Anyone, anywhere in the world should be able to spin up a cooperative, corporation, association or any other type of organization and use it to collaborate and transact with other people around the world.
People should be able to do so in low-trust environments, with the guarantee that what’s encoded in the software can’t be changed, and that in certain situations final judgment can be delegated to a 21st century court system.
And as we move towards an AI-infused world, it’s also likely that different AIs and smart objects will need structures to interact with each other.
As you can see, the amount of innovation that Aragon can unleash is limitless.
Helping Aragon for me means helping move the world towards what it should actually have been for a while already, and I couldn’t be more excited to join the Aragon Association as its first Executive Director.
The Aragon Association’s mission is to ensure the development of the Aragon Network. Specifically, this means managing its treasury and funding teams to build out the core parts of the ecosystem.
We already have two teams building on it, and are looking for more.
You can think of this role as a temporary overseeing of the Association’s activities and treasury, while we figure out how to render it completely irrelevant (like every other physical jurisdiction-bound paper-based legal entity) and transition all of the governance to the Aragon Network itself.
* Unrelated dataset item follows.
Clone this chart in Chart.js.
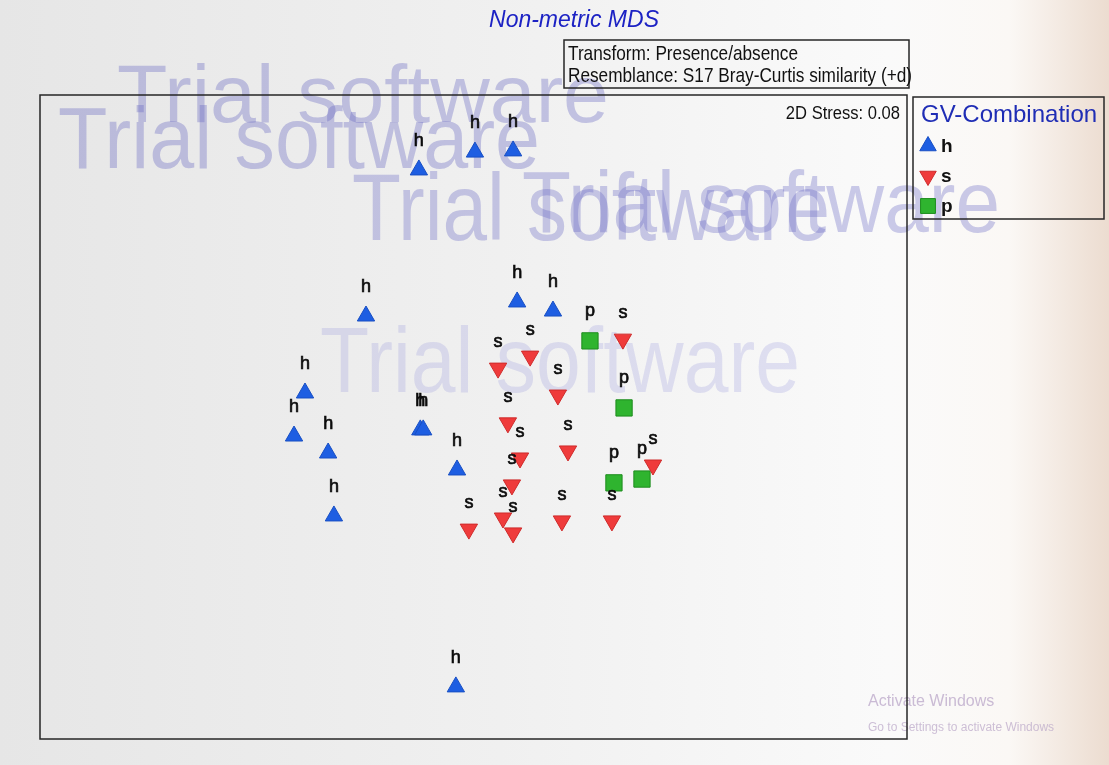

I will be hiring a small team to make sure all of this happens, so if you are as excited as I am about the potential for decentralized organizations, you should reach out.
Additionally, we are organizing the first ever Aracon in Berlin in January, and that’s the perfect place to come learn about how organizations will work in the future and what you can build with Aragon today.
Transparency disclosures: I own ANT from the original token sale, which I never touched. I will be receiving a (small) amount of ANT as part of this new role, and I have also been buying some ANT off the market recently.
I will continue my investing activities, which include investing in European venture capital funds for a family office; in impact deals as an angel investor; and in in teams building the future of decentralized computing through Semantic Ventures as a venture partner and advisor.
I will also continue writing Token Economy and organizing Unplug.vc events.